Baseball has overcome.
That’s why I don’t understand editorialists who suggest that maybe all "Latinos," or, as they define it, all baseball players from Latin America, join tomorrow’s “Great American Boycott” a.k.a. “A Day Without Latinos” to protest the current American policy of enforcing federal law, or at least as it applies to people here who illegally work under the table for pauper’s wages – the vast majority of which come from Mexico, and not from the Domican Republic, Venezuela, Puerto Rico and even Cuba, where most of the Latino major leaguers derive, and who invariably have the paperwork to be employed here legally. The hassle to do it right is worth it.
See, ballplayers are different. They do not earn pauper’s wages. They make a king’s ransom to play a game, and to play it in a place that is not run by billionaire oligarchs (see Forbes list of wealthy Mexican industrialists) who don’t even pretend to give a rat’s ass about their Latino brothers and sisters.
At least here in the U.S.A., rich fuckers speak in all the expected phony platitudes that they are good corporate citizens and, at least on the face of it, do not provide the populace with a mountainous supply of cocaine, which an alliance of Mexican government and business was found guilty of having done.
That’s why peckerwoods like Dave Zirin show they don’t have a clue when it comes to understanding the reality of today’s global slave economy, known affectionately by its purveyors as the New World Order. In today’s Los Angeles Times, he writes:
“The growing Latino presence in Major League Baseball is a story of exploitation and opportunity. Club owners set up baseball academies in countries where future prospects can be signed in their early teens for pennies, then fired with little cost if they aren't good enough to play in the big leagues. As one player said to me, ‘The options in the Dominican Republic are jail, the army, the factory or baseball.’"
So how is that different from the way they treat the American-born players – White, Black, Brown and Yellow - and have for decades?

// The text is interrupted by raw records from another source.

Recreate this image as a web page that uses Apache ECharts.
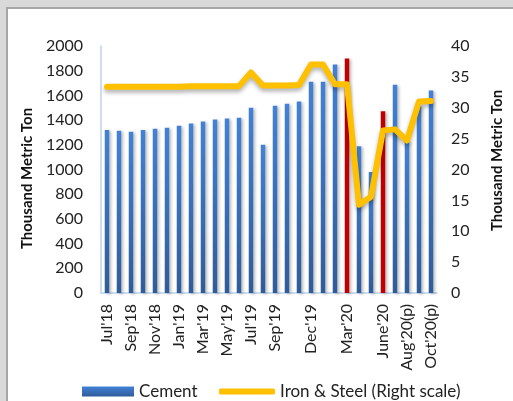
<!DOCTYPE html>
<html>
<head>
<meta charset="utf-8">
<script src="https://cdn.jsdelivr.net/npm/echarts@6/dist/echarts.min.js"></script>
<style>
  html, body { margin: 0; padding: 0; background: #d9d9d9; width: 513px; height: 401px; overflow: hidden; }
  #frame { position: absolute; left: 6px; top: 7px; width: 507px; height: 394px;
           border-left: 2px solid #a6a6a6; border-top: 2px solid #a6a6a6; background: #fff; box-sizing: border-box; }
  #chart { width: 505px; height: 392px; }
</style>
</head>
<body>
<div id="frame"><div id="chart"></div></div>
<script>
// monthly categories, Jul'18 .. Oct'20
var months = ["Jul'18", "Aug'18", "Sep'18", "Oct'18", "Nov'18", "Dec'18",
  "Jan'19", "Feb'19", "Mar'19", "Apr'19", "May'19", "Jun'19",
  "Jul'19", "Aug'19", "Sep'19", "Oct'19", "Nov'19", "Dec'19",
  "Jan'20", "Feb'20", "Mar'20", "Apr'20", "May'20", "June'20",
  "Jul'20", "Aug'20(p)", "Sep'20(p)", "Oct'20(p)"];
// only these labels are printed under the axis
var shownLabels = ["Jul'18", "Sep'18", "Nov'18", "Jan'19", "Mar'19", "May'19",
  "Jul'19", "Sep'19", "Dec'19", "Mar'20", "June'20", "Aug'20(p)", "Oct'20(p)"];
// bars drawn in red
var redMonths = ["Mar'20", "June'20"];

var cement = [1320, 1313, 1305, 1320, 1330, 1338, 1355, 1372, 1388, 1404, 1412, 1420,
  1500, 1200, 1517, 1533, 1550, 1711, 1711, 1850, 1898, 1188, 980, 1471,
  1687, 1230, 1515, 1639];
var ironSteel = [33.4, 33.4, 33.4, 33.4, 33.4, 33.4, 33.4, 33.5, 33.5, 33.5, 33.5, 33.5,
  35.7, 33.6, 33.6, 33.6, 33.7, 37.0, 37.0, 33.8, 33.8, 14.3, 15.6, 26.3,
  26.5, 24.7, 31.0, 31.1];

var leftTicks = [0, 2000, 200];
var rightTicks = [0, 40, 5];

var chart = echarts.init(document.getElementById('chart'));

var blueGrad = new echarts.graphic.LinearGradient(0, 0, 0, 1, [
  { offset: 0, color: '#4281d6' },
  { offset: 1, color: '#2f5c9a' }
]);

var barData = [];
for (var i = 0; i < cement.length; i++) {
  if (redMonths.indexOf(months[i]) >= 0) {
    barData.push({ value: cement[i], itemStyle: { color: '#c00000' } });
  } else {
    barData.push(cement[i]);
  }
}

var font = 'Lato, "Open Sans", sans-serif';

var option = {
  animation: false,
  textStyle: { fontFamily: font },
  grid: { left: 93, right: 71, top: 37, bottom: 108 },
  legend: [{
    data: ['Cement'],
    left: 69, top: 369,
    itemWidth: 52, itemHeight: 10, itemGap: 8,
    icon: 'rect',
    textStyle: { fontFamily: font, fontSize: 17, color: '#222' }
  }, {
    data: ['Iron & Steel (Right scale)'],
    left: 206, top: 369,
    itemWidth: 56, itemHeight: 6,
    icon: 'roundRect',
    textStyle: { fontFamily: font, fontSize: 17, color: '#222' }
  }],
  xAxis: {
    type: 'category',
    data: months,
    axisLine: { lineStyle: { color: '#bfd2ec', width: 1.5 } },
    axisTick: { show: false },
    axisLabel: {
      rotate: 90,
      margin: 11,
      fontSize: 16,
      color: '#222',
      fontFamily: font,
      interval: function (idx, val) { return shownLabels.indexOf(val) >= 0; }
    }
  },
  yAxis: [{
    type: 'value',
    min: leftTicks[0], max: leftTicks[1], interval: leftTicks[2],
    name: 'Thousand Metric Ton',
    nameLocation: 'middle',
    nameRotate: 90,
    nameGap: 62,
    nameTextStyle: { fontFamily: font, fontSize: 15, fontWeight: 'bold', color: '#111',
      padding: [0, 18, 0, 0] },
    axisLine: { show: true, lineStyle: { color: '#bfd2ec', width: 1.5 } },
    axisTick: { show: false },
    splitLine: { show: false },
    axisLabel: { fontSize: 16, color: '#222', margin: 18, fontFamily: font,
      formatter: function (v) { return String(v); } }
  }, {
    type: 'value',
    position: 'right',
    min: rightTicks[0], max: rightTicks[1], interval: rightTicks[2],
    name: 'Thousand Metric Ton',
    nameLocation: 'middle',
    nameRotate: 90,
    nameGap: 53,
    nameTextStyle: { fontFamily: font, fontSize: 15, fontWeight: 'bold', color: '#111',
      padding: [0, 0, 0, 18] },
    axisLine: { show: false },
    axisTick: { show: false },
    splitLine: { show: false },
    axisLabel: { fontSize: 16, color: '#222', margin: 14, fontFamily: font }
  }],
  series: [{
    name: 'Cement',
    type: 'bar',
    data: barData,
    barWidth: 4.5,
    itemStyle: {
      color: blueGrad,
      shadowColor: 'rgba(0,0,0,0.25)', shadowBlur: 3, shadowOffsetX: 2, shadowOffsetY: 1
    }
  }, {
    name: 'Iron & Steel (Right scale)',
    type: 'line',
    yAxisIndex: 1,
    data: ironSteel,
    symbol: 'none',
    lineStyle: {
      color: '#ffc000', width: 6, cap: 'round', join: 'round',
      shadowColor: 'rgba(0,0,0,0.3)', shadowBlur: 4, shadowOffsetY: 3
    },
    itemStyle: { color: '#ffc000' }
  }]
};

chart.setOption(option);
</script>
</body>
</html>
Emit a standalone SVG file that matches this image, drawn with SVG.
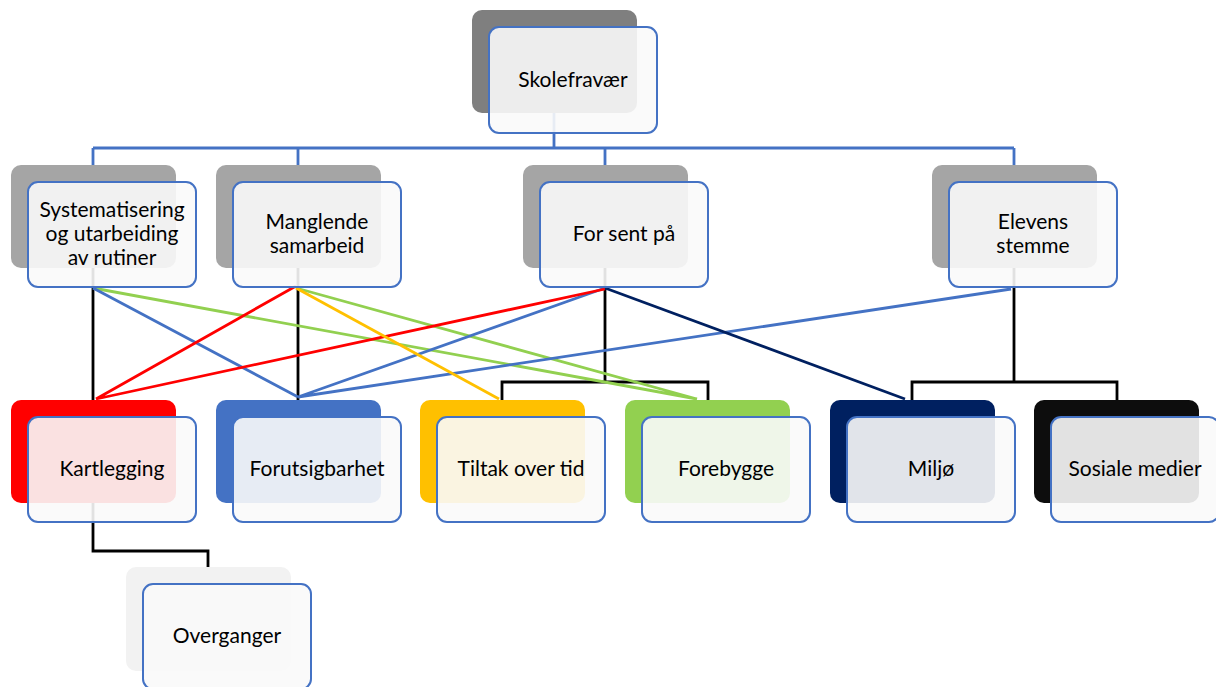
<svg xmlns="http://www.w3.org/2000/svg" width="1216" height="687" viewBox="0 0 1216 687">
<style>
.back{stroke:none}
.front{fill:#fafafa;fill-opacity:0.9;stroke:#4472c4;stroke-width:2}
.t{font-family:Lato,"Liberation Sans",sans-serif;font-size:21px;fill:#000;text-anchor:middle}
.c{fill:none;stroke-width:2.8}
</style>
<rect width="1216" height="687" fill="#fff"/>
<g id="connectors">
<path class="c" stroke="#4472c4" d="M554,113 V148 M93,148 H1014 M93,148 V165 M298,148 V165 M605,148 V165 M1014,148 V165"/>
<path class="c" stroke="#000" d="M93,268 V400 M298,268 V400 M605,268 V382 M502,400 V382 H708 V400 M1014,268 V382 M912,400 V382 H1117 V400 M93,503 V551 H208 V567"/>
<path class="c" stroke="#92d050" d="M93,288 L697,399 M296,288 L697,399"/>
<path class="c" stroke="#4472c4" d="M93,288 L298,397 M605,288 L298,397 M1011,289 L298,397"/>
<path class="c" stroke="#ff0000" d="M296,286 L96,399 M605,289 L96,399"/>
<path class="c" stroke="#ffc000" d="M296,288 L499,399"/>
<path class="c" stroke="#002060" d="M605,288 L905,399"/>
</g>
<g id="n-skolefravaer">
<rect class="back" x="472" y="10" width="165" height="103" rx="10" fill="#7f7f7f"/>
<rect class="front" x="489" y="27" width="168" height="106" rx="10"/>
<text class="t" x="573" y="87">Skolefravær</text>
</g>
<g id="n-systematisering">
<rect class="back" x="11" y="165" width="165" height="103" rx="10" fill="#a5a5a5"/>
<rect class="front" x="28" y="182" width="168" height="105" rx="10"/>
<text class="t" x="112" y="217">Systematisering</text>
<text class="t" x="112" y="241">og utarbeiding</text>
<text class="t" x="112" y="265">av rutiner</text>
</g>
<g id="n-manglende">
<rect class="back" x="216" y="165" width="165" height="103" rx="10" fill="#a5a5a5"/>
<rect class="front" x="233" y="182" width="168" height="105" rx="10"/>
<text class="t" x="317" y="229">Manglende</text>
<text class="t" x="317" y="253">samarbeid</text>
</g>
<g id="n-forsent">
<rect class="back" x="523" y="165" width="165" height="103" rx="10" fill="#a5a5a5"/>
<rect class="front" x="540" y="182" width="168" height="105" rx="10"/>
<text class="t" x="624" y="241">For sent på</text>
</g>
<g id="n-elevens">
<rect class="back" x="932" y="165" width="165" height="103" rx="10" fill="#a5a5a5"/>
<rect class="front" x="949" y="182" width="168" height="105" rx="10"/>
<text class="t" x="1033" y="229">Elevens</text>
<text class="t" x="1033" y="253">stemme</text>
</g>
<g id="n-kartlegging">
<rect class="back" x="11" y="400" width="165" height="103" rx="10" fill="#ff0000"/>
<rect class="front" x="28" y="417" width="168" height="105" rx="10"/>
<text class="t" x="112" y="476">Kartlegging</text>
</g>
<g id="n-forutsigbarhet">
<rect class="back" x="216" y="400" width="165" height="103" rx="10" fill="#4472c4"/>
<rect class="front" x="233" y="417" width="168" height="105" rx="10"/>
<text class="t" x="317" y="476">Forutsigbarhet</text>
</g>
<g id="n-tiltak">
<rect class="back" x="420" y="400" width="165" height="103" rx="10" fill="#ffc000"/>
<rect class="front" x="437" y="417" width="168" height="105" rx="10"/>
<text class="t" x="521" y="476">Tiltak over tid</text>
</g>
<g id="n-forebygge">
<rect class="back" x="625" y="400" width="165" height="103" rx="10" fill="#92d050"/>
<rect class="front" x="642" y="417" width="168" height="105" rx="10"/>
<text class="t" x="726" y="476">Forebygge</text>
</g>
<g id="n-miljo">
<rect class="back" x="830" y="400" width="165" height="103" rx="10" fill="#002060"/>
<rect class="front" x="847" y="417" width="168" height="105" rx="10"/>
<text class="t" x="931" y="476">Miljø</text>
</g>
<g id="n-sosiale">
<rect class="back" x="1034" y="400" width="165" height="103" rx="10" fill="#0d0d0d"/>
<rect class="front" x="1051" y="417" width="168" height="105" rx="10"/>
<text class="t" x="1135" y="476">Sosiale medier</text>
</g>
<g id="n-overganger">
<rect class="back" x="126" y="567" width="165" height="104" rx="10" fill="#f2f2f2"/>
<rect class="front" x="143" y="584" width="168" height="105" rx="10"/>
<text class="t" x="227" y="643">Overganger</text>
</g>
</svg>
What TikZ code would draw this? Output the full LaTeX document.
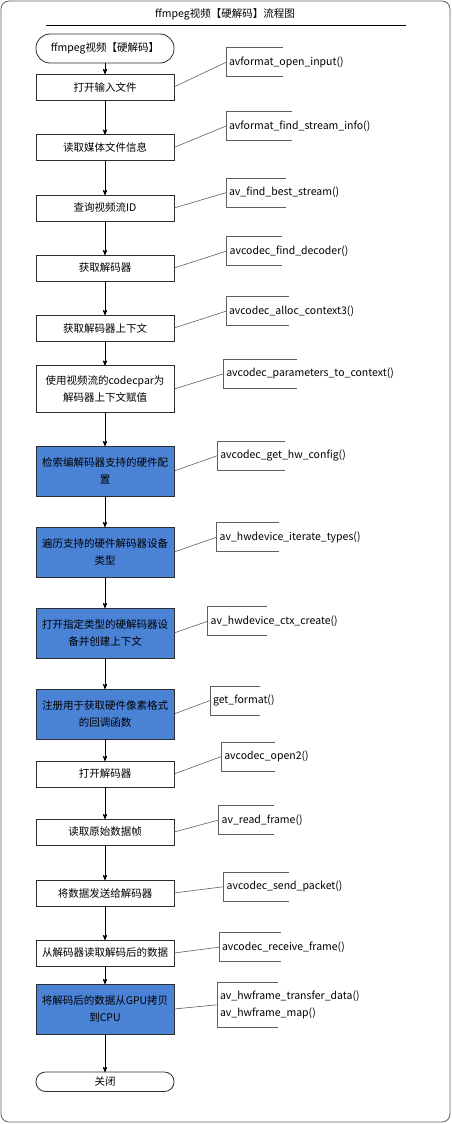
\documentclass[tikz,border=0pt]{standalone}
\usepackage{fontspec}
\setmainfont{Noto Sans CJK SC}
\usepackage{tikz}
\usetikzlibrary{arrows,positioning}

\definecolor{hwblue}{RGB}{74,130,214}
\definecolor{framegray}{RGB}{96,96,96}
\definecolor{edgegray}{RGB}{45,45,45}

\begin{document}
\begin{tikzpicture}[x=1pt,y=-1pt,->,>=stealth',line width=0.8pt,
                    every node/.style={font=\fontsize{10.5}{16.5}\selectfont},
                    plain node/.style={rectangle,draw=edgegray,minimum width=138pt,minimum height=26pt,inner sep=1pt,outer sep=0pt,align=center},
                    hw node/.style={plain node,fill=hwblue,minimum height=50pt},
                    term node/.style={plain node,rounded corners=9.5pt,minimum height=19.5pt},
                    api node/.style={anchor=west,align=left,inner xsep=3pt,inner ysep=0pt,outer sep=0pt,minimum height=29pt},
                    bracket/.style={-,framegray,line width=1pt},
                    link/.style={-,framegray,line width=0.6pt}]
\useasboundingbox (0,0) rectangle (451,1124);
\draw[-,framegray,rounded corners=8pt] (1,1) rectangle (450,1122);
\node (title) at (225,14) {ffmpeg视频【硬解码】流程图};
\draw[-] (46,25) -- (406,25);

% main chain
\node[term node,rounded corners=14pt,minimum height=29pt] (s) at (105,48.5) {ffmpeg视频【硬解码】};
\node[plain node] (1) [below=11pt of s] {打开输入文件};
\node[plain node] (2) [below=34.5pt of 1] {读取媒体文件信息};
\node[plain node] (3) [below=34.5pt of 2] {查询视频流ID};
\node[plain node] (4) [below=34pt of 3] {获取解码器};
\node[plain node] (5) [below=34pt of 4] {获取解码器上下文};
\node[plain node,minimum height=47pt] (6) [below=24.5pt of 5] {使用视频流的codecpar为\\解码器上下文赋值};
\node[hw node] (7) [below=33.5pt of 6] {检索编解码器支持的硬件配\\置};
\node[hw node] (8) [below=31pt of 7] {遍历支持的硬件解码器设备\\类型};
\node[hw node] (9) [below=31pt of 8] {打开指定类型的硬解码器设\\备并创建上下文};
\node[hw node] (10) [below=31pt of 9] {注册用于获取硬件像素格式\\的回调函数};
\node[plain node] (11) [below=22pt of 10] {打开解码器};
\node[plain node] (12) [below=32pt of 11] {读取原始数据帧};
\node[plain node] (13) [below=35pt of 12] {将数据发送给解码器};
\node[plain node] (14) [below=34pt of 13] {从解码器读取解码后的数据};
\node[hw node] (15) [below=18pt of 14] {将解码后的数据从GPU拷贝\\到CPU};
\node[term node] (e) [below=38pt of 15] {关闭};

\path (s) edge (1)
      (1) edge (2)
      (2) edge (3)
      (3) edge (4)
      (4) edge (5)
      (5) edge (6)
      (6) edge (7)
      (7) edge (8)
      (8) edge (9)
      (9) edge (10)
      (10) edge (11)
      (11) edge (12)
      (12) edge (13)
      (13) edge (14)
      (14) edge (15)
      (15) edge (e);

% api calls
\node[api node] (f1) at (226,62.3) {avformat\_open\_input()};
\node[api node] (f2) at (226,126) {avformat\_find\_stream\_info()};
\node[api node] (f3) at (226,192.7) {av\_find\_best\_stream()};
\node[api node] (f4) at (226.7,251) {avcodec\_find\_decoder()};
\node[api node] (f5) at (226,311.2) {avcodec\_alloc\_context3()};
\node[api node] (f6) at (223.3,373.8) {avcodec\_parameters\_to\_context()};
\node[api node] (f7) at (217.3,455.7) {avcodec\_get\_hw\_config()};
\node[api node] (f8) at (216.7,537.2) {av\_hwdevice\_iterate\_types()};
\node[api node] (f9) at (207.7,621.2) {av\_hwdevice\_ctx\_create()};
\node[api node] (f10) at (210,700.5) {get\_format()};
\node[api node] (f11) at (221.3,756.5) {avcodec\_open2()};
\node[api node] (f12) at (218.7,820) {av\_read\_frame()};
\node[api node] (f13) at (223.7,886.7) {avcodec\_send\_packet()};
\node[api node] (f14) at (219,947.2) {avcodec\_receive\_frame()};
\node[api node,minimum height=45pt] (f15) at (217,1004.8) {av\_hwframe\_transfer\_data()\\av\_hwframe\_map()};

\draw[bracket] ([xshift=57pt]f1.north west) -- (f1.north west) -- (f1.south west) -- ([xshift=57pt]f1.south west);
\draw[bracket] ([xshift=66pt]f2.north west) -- (f2.north west) -- (f2.south west) -- ([xshift=66pt]f2.south west);
\draw[bracket] ([xshift=60pt]f3.north west) -- (f3.north west) -- (f3.south west) -- ([xshift=60pt]f3.south west);
\draw[bracket] ([xshift=55pt]f4.north west) -- (f4.north west) -- (f4.south west) -- ([xshift=55pt]f4.south west);
\draw[bracket] ([xshift=63pt]f5.north west) -- (f5.north west) -- (f5.south west) -- ([xshift=63pt]f5.south west);
\draw[bracket] ([xshift=74pt]f6.north west) -- (f6.north west) -- (f6.south west) -- ([xshift=74pt]f6.south west);
\draw[bracket] ([xshift=68pt]f7.north west) -- (f7.north west) -- (f7.south west) -- ([xshift=68pt]f7.south west);
\draw[bracket] ([xshift=62pt]f8.north west) -- (f8.north west) -- (f8.south west) -- ([xshift=62pt]f8.south west);
\draw[bracket] ([xshift=59pt]f9.north west) -- (f9.north west) -- (f9.south west) -- ([xshift=59pt]f9.south west);
\draw[bracket] ([xshift=50pt]f10.north west) -- (f10.north west) -- (f10.south west) -- ([xshift=50pt]f10.south west);
\draw[bracket] ([xshift=54pt]f11.north west) -- (f11.north west) -- (f11.south west) -- ([xshift=54pt]f11.south west);
\draw[bracket] ([xshift=55pt]f12.north west) -- (f12.north west) -- (f12.south west) -- ([xshift=55pt]f12.south west);
\draw[bracket] ([xshift=65pt]f13.north west) -- (f13.north west) -- (f13.south west) -- ([xshift=65pt]f13.south west);
\draw[bracket] ([xshift=62pt]f14.north west) -- (f14.north west) -- (f14.south west) -- ([xshift=62pt]f14.south west);
\draw[bracket] ([xshift=61pt]f15.north west) -- (f15.north west) -- (f15.south west) -- ([xshift=61pt]f15.south west);

\path (1.east) edge[link] (f1.west)
      (2.east) edge[link] (f2.west)
      (3.east) edge[link] (f3.west)
      (4.east) edge[link] (f4.west)
      (5.east) edge[link] (f5.west)
      (6.east) edge[link] (f6.west)
      (7.east) edge[link] (f7.west)
      (8.east) edge[link] (f8.west)
      (9.east) edge[link] (f9.west)
      (10.east) edge[link] (f10.west)
      (11.east) edge[link] (f11.west)
      (12.east) edge[link] (f12.west)
      (13.east) edge[link] (f13.west)
      (14.east) edge[link] (f14.west)
      (15.east) edge[link] (f15.west);
\end{tikzpicture}
\end{document}
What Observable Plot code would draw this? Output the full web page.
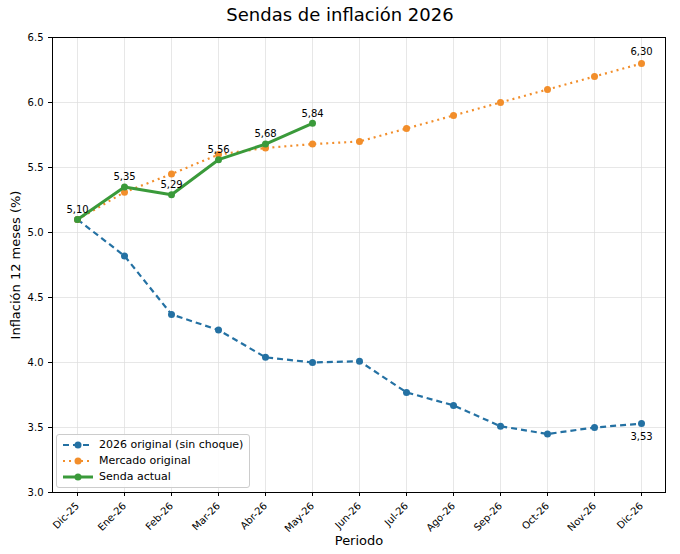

The quoted player seems to think that if you invest a buck on a lottery ticket and fail to win a million back, the people who run the numbers owe you a living because it would be unfair working for money.
Go ask the Mafia what kind of sense that makes.
So as I settled in for an afternoon with Team Psycho and saw the stat about Mexican batteries, it dawned on me that maybe it might be self-actualizing for Gavin Floyd if he countered tomorrow’s protest by asserting that today would be “A Day Without a Schizo,” and beg to be left alone by Big Brother to eek out a living as a ballplayer no longer scared shitless by The Show.
Or, as Larry Anderson said as he started the game, “His command has been a problem for all the time he’s been in the big leagues.” Not to mention his 8.50 ERA was nearly the worst in the league after five starts.
Well, all that was about to end today, and as sure as Edward James Olmos and his lunar landscape of a countenance will be on hand tomorrow with all his deprived Chicano friends for a day of shit-disturbance, Floyd went out and finally earned his pay like a Beverly Hills landscaper, handily trimming the Pierogis down to size for 6 2/3 innings until he gave up a meaningless homer and sat down to contemplate his honest day of play. The Phils won, 5-1, despite stranding seven runners in the first five innings.
Anderson had prepared the audience for more futility today after pronouncing that Pittsburgh starter Oliver Perez, from Culiacan, Sinaloa, a violent, notorious headquarters for Mexican narcotrafficantes, entered the game with a 7.20 ERA.
“I don’t know if that bodes too well for the Phils’ offense,” he said, and he meant it. Team Psycho has had one of the weakest schedules in baseball this month, and finished with a 10-14 record, same as last season.
Chollie wrote another bizarre lineup, slotting in Abraham Nunez in the two hole and “AGonz” in the seventh spot behind Ryan Howard. Nunez responded, going 3-for-5 and raising his average above the Mendoza Line to .226. Gonzalez was another story. He went hitless, dipping his average to an incomprehensible .056.
Do we call that the “Gonzalez Gully?” Do the owners owe him a living for that?